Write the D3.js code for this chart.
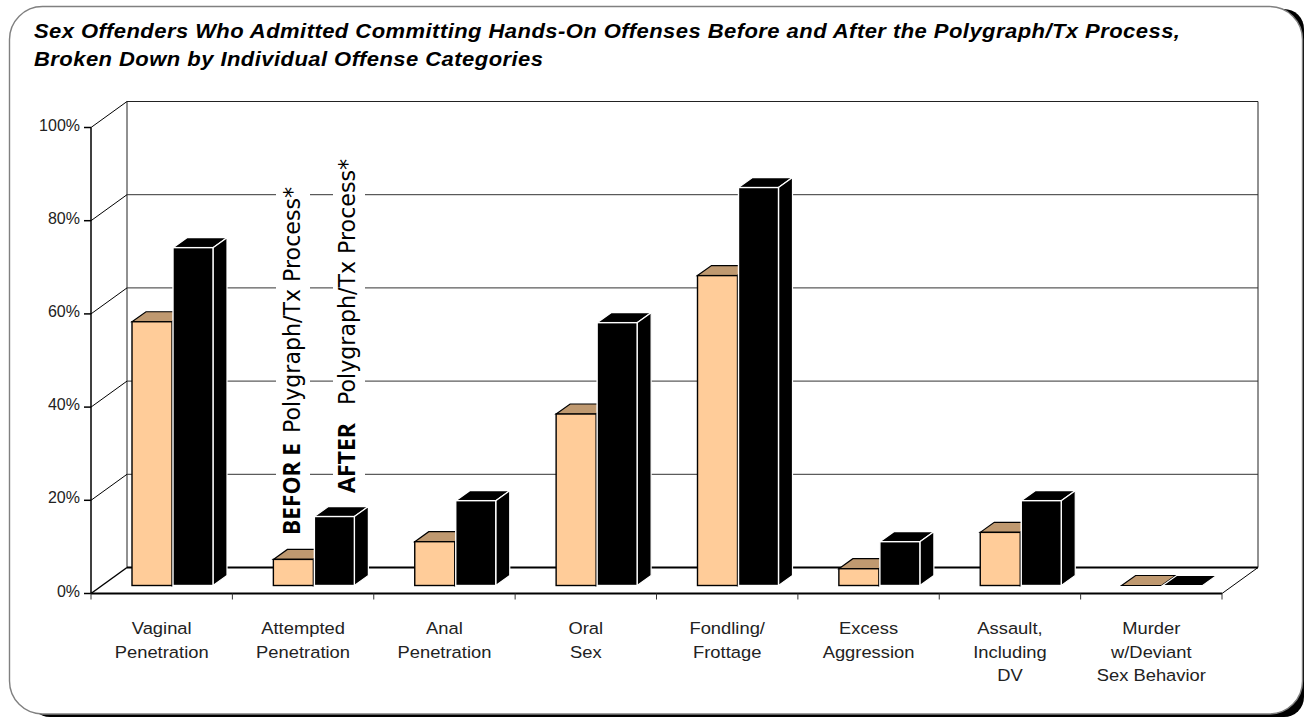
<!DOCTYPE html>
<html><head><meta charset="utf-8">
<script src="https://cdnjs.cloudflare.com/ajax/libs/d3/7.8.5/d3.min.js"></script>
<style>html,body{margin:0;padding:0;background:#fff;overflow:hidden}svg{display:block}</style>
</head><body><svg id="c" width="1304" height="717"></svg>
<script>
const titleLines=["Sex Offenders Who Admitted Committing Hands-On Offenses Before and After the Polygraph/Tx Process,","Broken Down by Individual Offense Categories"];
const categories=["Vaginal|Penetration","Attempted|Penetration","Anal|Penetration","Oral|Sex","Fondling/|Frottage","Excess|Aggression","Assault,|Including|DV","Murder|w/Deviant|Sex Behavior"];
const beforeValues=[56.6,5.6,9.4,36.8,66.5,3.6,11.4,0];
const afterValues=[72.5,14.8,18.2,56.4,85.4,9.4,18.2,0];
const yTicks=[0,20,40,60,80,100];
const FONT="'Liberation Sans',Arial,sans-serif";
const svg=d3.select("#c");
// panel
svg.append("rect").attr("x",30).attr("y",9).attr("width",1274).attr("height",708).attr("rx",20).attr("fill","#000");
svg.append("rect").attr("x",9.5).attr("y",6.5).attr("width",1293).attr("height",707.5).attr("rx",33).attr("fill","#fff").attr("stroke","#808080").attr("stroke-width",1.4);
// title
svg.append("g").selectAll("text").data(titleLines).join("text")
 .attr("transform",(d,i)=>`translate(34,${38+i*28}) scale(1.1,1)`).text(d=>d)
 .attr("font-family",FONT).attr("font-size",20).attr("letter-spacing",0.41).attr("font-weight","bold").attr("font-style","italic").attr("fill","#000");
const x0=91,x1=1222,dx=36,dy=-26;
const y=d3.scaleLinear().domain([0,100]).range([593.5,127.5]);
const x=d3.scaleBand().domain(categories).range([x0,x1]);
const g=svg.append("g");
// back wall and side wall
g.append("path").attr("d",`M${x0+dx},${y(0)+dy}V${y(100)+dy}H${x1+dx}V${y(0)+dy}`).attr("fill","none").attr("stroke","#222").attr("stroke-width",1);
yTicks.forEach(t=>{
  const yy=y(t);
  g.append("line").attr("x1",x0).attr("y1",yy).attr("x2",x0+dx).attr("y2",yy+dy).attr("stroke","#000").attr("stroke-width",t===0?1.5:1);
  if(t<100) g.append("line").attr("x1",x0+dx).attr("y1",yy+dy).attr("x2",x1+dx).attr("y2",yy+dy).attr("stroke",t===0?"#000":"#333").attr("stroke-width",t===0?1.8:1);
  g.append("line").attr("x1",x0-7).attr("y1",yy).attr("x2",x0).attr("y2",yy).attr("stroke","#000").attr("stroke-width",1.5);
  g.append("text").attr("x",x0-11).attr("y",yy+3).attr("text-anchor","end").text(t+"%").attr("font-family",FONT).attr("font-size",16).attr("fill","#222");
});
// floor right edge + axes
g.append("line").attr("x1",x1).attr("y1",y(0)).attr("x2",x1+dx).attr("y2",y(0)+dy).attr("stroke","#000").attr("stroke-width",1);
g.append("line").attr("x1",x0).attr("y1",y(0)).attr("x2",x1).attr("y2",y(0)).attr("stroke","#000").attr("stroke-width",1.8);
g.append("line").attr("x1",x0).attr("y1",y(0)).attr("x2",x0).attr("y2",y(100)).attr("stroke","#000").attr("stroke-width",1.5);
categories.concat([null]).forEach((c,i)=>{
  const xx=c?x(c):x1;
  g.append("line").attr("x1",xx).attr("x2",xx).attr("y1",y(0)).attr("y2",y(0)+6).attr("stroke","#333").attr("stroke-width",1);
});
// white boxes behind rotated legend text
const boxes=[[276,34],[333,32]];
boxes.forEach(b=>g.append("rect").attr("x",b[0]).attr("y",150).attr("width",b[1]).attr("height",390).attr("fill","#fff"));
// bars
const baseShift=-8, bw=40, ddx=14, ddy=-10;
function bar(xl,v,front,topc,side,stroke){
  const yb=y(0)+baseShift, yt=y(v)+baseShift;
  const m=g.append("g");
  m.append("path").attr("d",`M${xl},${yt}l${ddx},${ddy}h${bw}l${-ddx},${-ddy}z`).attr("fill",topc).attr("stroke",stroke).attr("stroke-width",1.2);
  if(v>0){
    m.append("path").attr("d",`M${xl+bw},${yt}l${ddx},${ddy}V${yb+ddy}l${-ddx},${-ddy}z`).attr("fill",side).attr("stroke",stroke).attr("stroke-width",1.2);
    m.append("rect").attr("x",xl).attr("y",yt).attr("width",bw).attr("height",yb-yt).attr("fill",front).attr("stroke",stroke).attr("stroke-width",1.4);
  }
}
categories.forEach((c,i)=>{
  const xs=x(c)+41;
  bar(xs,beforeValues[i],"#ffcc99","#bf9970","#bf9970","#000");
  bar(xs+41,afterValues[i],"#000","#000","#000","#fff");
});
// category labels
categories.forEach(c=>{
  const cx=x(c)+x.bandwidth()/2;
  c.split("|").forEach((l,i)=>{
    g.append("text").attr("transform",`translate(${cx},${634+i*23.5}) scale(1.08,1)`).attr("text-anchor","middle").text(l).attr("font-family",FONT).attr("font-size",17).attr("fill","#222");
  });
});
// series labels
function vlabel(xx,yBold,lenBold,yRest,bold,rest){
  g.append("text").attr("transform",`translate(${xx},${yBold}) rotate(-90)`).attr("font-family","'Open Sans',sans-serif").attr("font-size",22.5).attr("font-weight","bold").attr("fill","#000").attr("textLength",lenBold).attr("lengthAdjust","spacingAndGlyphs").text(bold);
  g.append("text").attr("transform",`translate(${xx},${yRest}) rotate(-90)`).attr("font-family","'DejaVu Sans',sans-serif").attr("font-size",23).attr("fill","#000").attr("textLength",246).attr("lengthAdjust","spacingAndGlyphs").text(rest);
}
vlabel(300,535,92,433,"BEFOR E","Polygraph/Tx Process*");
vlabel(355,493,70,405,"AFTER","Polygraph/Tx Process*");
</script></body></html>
┄┄┄┄┄┄┄┄┄┄┄┄┄┄┄┄┄┄┄┄
> [Task to complete]: Skipping the pictures, transcribe each line above exactly as it appears.

> [Solution for this exercise]:
Write the D3.js code for this chart.
<!DOCTYPE html>
<html><head><meta charset="utf-8">
<script src="https://cdnjs.cloudflare.com/ajax/libs/d3/7.8.5/d3.min.js"></script>
<style>html,body{margin:0;padding:0;background:#fff;overflow:hidden}svg{display:block}</style>
</head><body><svg id="c" width="1304" height="717"></svg>
<script>
const titleLines=["Sex Offenders Who Admitted Committing Hands-On Offenses Before and After the Polygraph/Tx Process,","Broken Down by Individual Offense Categories"];
const categories=["Vaginal|Penetration","Attempted|Penetration","Anal|Penetration","Oral|Sex","Fondling/|Frottage","Excess|Aggression","Assault,|Including|DV","Murder|w/Deviant|Sex Behavior"];
const beforeValues=[56.6,5.6,9.4,36.8,66.5,3.6,11.4,0];
const afterValues=[72.5,14.8,18.2,56.4,85.4,9.4,18.2,0];
const yTicks=[0,20,40,60,80,100];
const FONT="'Liberation Sans',Arial,sans-serif";
const svg=d3.select("#c");
// panel
svg.append("rect").attr("x",30).attr("y",9).attr("width",1274).attr("height",708).attr("rx",20).attr("fill","#000");
svg.append("rect").attr("x",9.5).attr("y",6.5).attr("width",1293).attr("height",707.5).attr("rx",33).attr("fill","#fff").attr("stroke","#808080").attr("stroke-width",1.4);
// title
svg.append("g").selectAll("text").data(titleLines).join("text")
 .attr("transform",(d,i)=>`translate(34,${38+i*28}) scale(1.1,1)`).text(d=>d)
 .attr("font-family",FONT).attr("font-size",20).attr("letter-spacing",0.41).attr("font-weight","bold").attr("font-style","italic").attr("fill","#000");
const x0=91,x1=1222,dx=36,dy=-26;
const y=d3.scaleLinear().domain([0,100]).range([593.5,127.5]);
const x=d3.scaleBand().domain(categories).range([x0,x1]);
const g=svg.append("g");
// back wall and side wall
g.append("path").attr("d",`M${x0+dx},${y(0)+dy}V${y(100)+dy}H${x1+dx}V${y(0)+dy}`).attr("fill","none").attr("stroke","#222").attr("stroke-width",1);
yTicks.forEach(t=>{
  const yy=y(t);
  g.append("line").attr("x1",x0).attr("y1",yy).attr("x2",x0+dx).attr("y2",yy+dy).attr("stroke","#000").attr("stroke-width",t===0?1.5:1);
  if(t<100) g.append("line").attr("x1",x0+dx).attr("y1",yy+dy).attr("x2",x1+dx).attr("y2",yy+dy).attr("stroke",t===0?"#000":"#333").attr("stroke-width",t===0?1.8:1);
  g.append("line").attr("x1",x0-7).attr("y1",yy).attr("x2",x0).attr("y2",yy).attr("stroke","#000").attr("stroke-width",1.5);
  g.append("text").attr("x",x0-11).attr("y",yy+3).attr("text-anchor","end").text(t+"%").attr("font-family",FONT).attr("font-size",16).attr("fill","#222");
});
// floor right edge + axes
g.append("line").attr("x1",x1).attr("y1",y(0)).attr("x2",x1+dx).attr("y2",y(0)+dy).attr("stroke","#000").attr("stroke-width",1);
g.append("line").attr("x1",x0).attr("y1",y(0)).attr("x2",x1).attr("y2",y(0)).attr("stroke","#000").attr("stroke-width",1.8);
g.append("line").attr("x1",x0).attr("y1",y(0)).attr("x2",x0).attr("y2",y(100)).attr("stroke","#000").attr("stroke-width",1.5);
categories.concat([null]).forEach((c,i)=>{
  const xx=c?x(c):x1;
  g.append("line").attr("x1",xx).attr("x2",xx).attr("y1",y(0)).attr("y2",y(0)+6).attr("stroke","#333").attr("stroke-width",1);
});
// white boxes behind rotated legend text
const boxes=[[276,34],[333,32]];
boxes.forEach(b=>g.append("rect").attr("x",b[0]).attr("y",150).attr("width",b[1]).attr("height",390).attr("fill","#fff"));
// bars
const baseShift=-8, bw=40, ddx=14, ddy=-10;
function bar(xl,v,front,topc,side,stroke){
  const yb=y(0)+baseShift, yt=y(v)+baseShift;
  const m=g.append("g");
  m.append("path").attr("d",`M${xl},${yt}l${ddx},${ddy}h${bw}l${-ddx},${-ddy}z`).attr("fill",topc).attr("stroke",stroke).attr("stroke-width",1.2);
  if(v>0){
    m.append("path").attr("d",`M${xl+bw},${yt}l${ddx},${ddy}V${yb+ddy}l${-ddx},${-ddy}z`).attr("fill",side).attr("stroke",stroke).attr("stroke-width",1.2);
    m.append("rect").attr("x",xl).attr("y",yt).attr("width",bw).attr("height",yb-yt).attr("fill",front).attr("stroke",stroke).attr("stroke-width",1.4);
  }
}
categories.forEach((c,i)=>{
  const xs=x(c)+41;
  bar(xs,beforeValues[i],"#ffcc99","#bf9970","#bf9970","#000");
  bar(xs+41,afterValues[i],"#000","#000","#000","#fff");
});
// category labels
categories.forEach(c=>{
  const cx=x(c)+x.bandwidth()/2;
  c.split("|").forEach((l,i)=>{
    g.append("text").attr("transform",`translate(${cx},${634+i*23.5}) scale(1.08,1)`).attr("text-anchor","middle").text(l).attr("font-family",FONT).attr("font-size",17).attr("fill","#222");
  });
});
// series labels
function vlabel(xx,yBold,lenBold,yRest,bold,rest){
  g.append("text").attr("transform",`translate(${xx},${yBold}) rotate(-90)`).attr("font-family","'Open Sans',sans-serif").attr("font-size",22.5).attr("font-weight","bold").attr("fill","#000").attr("textLength",lenBold).attr("lengthAdjust","spacingAndGlyphs").text(bold);
  g.append("text").attr("transform",`translate(${xx},${yRest}) rotate(-90)`).attr("font-family","'DejaVu Sans',sans-serif").attr("font-size",23).attr("fill","#000").attr("textLength",246).attr("lengthAdjust","spacingAndGlyphs").text(rest);
}
vlabel(300,535,92,433,"BEFOR E","Polygraph/Tx Process*");
vlabel(355,493,70,405,"AFTER","Polygraph/Tx Process*");
</script></body></html>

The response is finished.